Given material »

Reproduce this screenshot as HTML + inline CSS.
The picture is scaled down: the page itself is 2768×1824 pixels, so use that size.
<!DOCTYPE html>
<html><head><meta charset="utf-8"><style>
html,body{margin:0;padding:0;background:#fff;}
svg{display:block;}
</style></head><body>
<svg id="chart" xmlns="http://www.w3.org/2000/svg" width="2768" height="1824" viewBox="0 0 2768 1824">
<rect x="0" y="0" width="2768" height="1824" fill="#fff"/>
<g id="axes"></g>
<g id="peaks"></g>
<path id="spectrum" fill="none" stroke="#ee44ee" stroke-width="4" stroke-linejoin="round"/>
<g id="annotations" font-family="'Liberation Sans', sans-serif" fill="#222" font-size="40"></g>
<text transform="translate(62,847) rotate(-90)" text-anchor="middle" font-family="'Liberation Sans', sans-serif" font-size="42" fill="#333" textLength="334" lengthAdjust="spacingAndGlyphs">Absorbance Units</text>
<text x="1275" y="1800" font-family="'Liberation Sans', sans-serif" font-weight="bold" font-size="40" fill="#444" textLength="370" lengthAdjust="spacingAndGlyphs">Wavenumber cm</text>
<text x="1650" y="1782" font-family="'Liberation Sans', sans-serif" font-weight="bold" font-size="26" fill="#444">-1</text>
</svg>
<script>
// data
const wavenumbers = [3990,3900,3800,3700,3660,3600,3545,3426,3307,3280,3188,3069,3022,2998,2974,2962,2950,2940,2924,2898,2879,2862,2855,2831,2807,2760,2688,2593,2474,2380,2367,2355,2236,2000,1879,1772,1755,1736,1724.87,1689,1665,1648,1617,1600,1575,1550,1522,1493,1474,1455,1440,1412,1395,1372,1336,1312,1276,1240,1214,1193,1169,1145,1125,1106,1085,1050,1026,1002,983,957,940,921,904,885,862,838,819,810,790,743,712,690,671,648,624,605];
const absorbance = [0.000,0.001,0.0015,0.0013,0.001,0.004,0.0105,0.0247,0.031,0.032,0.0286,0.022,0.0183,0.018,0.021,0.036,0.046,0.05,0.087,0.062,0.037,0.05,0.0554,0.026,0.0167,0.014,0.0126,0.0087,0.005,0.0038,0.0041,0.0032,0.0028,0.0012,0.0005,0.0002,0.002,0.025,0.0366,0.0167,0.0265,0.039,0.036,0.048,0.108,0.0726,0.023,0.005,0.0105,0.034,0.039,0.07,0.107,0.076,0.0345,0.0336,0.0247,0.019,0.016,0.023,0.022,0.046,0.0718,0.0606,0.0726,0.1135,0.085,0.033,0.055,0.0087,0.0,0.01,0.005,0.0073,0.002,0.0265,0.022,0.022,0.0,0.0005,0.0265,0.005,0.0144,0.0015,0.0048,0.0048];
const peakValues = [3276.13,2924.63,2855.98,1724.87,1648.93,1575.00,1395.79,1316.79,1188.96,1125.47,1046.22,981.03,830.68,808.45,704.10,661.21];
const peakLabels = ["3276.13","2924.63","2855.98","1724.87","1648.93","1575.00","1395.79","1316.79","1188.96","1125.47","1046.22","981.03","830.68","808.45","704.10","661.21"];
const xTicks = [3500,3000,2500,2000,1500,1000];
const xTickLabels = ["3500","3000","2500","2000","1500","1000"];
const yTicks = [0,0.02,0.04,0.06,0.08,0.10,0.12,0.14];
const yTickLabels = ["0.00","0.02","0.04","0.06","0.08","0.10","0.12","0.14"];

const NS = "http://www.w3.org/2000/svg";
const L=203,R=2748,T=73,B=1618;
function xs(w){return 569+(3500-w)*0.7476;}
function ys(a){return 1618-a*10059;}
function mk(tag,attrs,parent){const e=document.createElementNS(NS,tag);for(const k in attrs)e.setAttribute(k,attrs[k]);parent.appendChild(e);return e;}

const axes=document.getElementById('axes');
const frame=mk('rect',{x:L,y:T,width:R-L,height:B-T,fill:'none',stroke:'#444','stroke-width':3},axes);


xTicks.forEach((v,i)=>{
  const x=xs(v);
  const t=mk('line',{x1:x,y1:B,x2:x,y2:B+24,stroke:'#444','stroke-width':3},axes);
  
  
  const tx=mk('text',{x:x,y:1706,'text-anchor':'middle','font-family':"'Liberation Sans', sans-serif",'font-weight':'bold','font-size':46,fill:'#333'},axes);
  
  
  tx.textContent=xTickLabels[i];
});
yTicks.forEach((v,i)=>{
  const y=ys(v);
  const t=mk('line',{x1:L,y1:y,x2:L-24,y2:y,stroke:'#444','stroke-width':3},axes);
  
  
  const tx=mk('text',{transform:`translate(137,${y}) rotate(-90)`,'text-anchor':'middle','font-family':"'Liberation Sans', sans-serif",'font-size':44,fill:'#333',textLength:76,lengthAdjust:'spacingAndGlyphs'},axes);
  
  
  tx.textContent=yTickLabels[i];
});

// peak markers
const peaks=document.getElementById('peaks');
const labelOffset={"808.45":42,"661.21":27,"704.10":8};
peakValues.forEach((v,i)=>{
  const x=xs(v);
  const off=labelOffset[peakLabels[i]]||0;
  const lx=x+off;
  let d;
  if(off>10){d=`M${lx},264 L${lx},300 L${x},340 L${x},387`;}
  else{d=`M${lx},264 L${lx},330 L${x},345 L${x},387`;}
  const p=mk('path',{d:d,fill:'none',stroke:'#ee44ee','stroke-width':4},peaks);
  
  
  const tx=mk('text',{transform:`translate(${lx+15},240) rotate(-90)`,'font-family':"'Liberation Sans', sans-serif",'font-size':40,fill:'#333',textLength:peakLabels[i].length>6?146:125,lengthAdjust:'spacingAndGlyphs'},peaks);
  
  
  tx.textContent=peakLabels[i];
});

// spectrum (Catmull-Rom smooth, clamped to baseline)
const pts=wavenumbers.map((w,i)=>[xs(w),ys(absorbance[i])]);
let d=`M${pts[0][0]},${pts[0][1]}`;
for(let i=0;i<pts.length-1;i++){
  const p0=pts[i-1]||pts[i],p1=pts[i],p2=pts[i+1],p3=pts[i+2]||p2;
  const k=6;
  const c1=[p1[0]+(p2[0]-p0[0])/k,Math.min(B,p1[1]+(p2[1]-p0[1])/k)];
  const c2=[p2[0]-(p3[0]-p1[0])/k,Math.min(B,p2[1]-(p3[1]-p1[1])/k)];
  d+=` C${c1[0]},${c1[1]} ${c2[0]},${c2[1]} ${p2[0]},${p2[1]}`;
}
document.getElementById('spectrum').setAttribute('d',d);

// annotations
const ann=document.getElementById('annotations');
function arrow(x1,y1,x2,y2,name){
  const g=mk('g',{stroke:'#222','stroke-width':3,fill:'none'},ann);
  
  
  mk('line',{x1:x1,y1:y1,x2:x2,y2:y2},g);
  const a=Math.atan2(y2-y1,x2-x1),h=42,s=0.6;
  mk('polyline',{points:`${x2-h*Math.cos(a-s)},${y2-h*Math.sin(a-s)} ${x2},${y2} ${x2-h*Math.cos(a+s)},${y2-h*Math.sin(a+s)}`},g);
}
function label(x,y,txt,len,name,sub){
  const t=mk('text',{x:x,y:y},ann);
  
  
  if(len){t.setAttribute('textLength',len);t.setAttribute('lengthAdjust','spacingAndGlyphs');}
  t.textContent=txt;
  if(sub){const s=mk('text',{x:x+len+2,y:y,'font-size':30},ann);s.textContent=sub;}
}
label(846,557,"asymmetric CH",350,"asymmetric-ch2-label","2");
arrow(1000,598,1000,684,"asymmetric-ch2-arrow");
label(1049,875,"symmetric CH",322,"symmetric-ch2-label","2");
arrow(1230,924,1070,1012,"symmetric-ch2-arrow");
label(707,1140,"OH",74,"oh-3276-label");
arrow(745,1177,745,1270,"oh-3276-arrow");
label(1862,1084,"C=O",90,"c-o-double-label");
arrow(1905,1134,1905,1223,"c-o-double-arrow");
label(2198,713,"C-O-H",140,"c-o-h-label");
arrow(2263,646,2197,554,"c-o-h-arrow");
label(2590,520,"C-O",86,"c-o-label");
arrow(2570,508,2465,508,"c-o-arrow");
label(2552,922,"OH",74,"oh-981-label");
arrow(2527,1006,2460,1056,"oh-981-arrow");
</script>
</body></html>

Given request » Lines that include the word "size" — how many are there in the data? Answer with the number alone.

Exercise solution » 9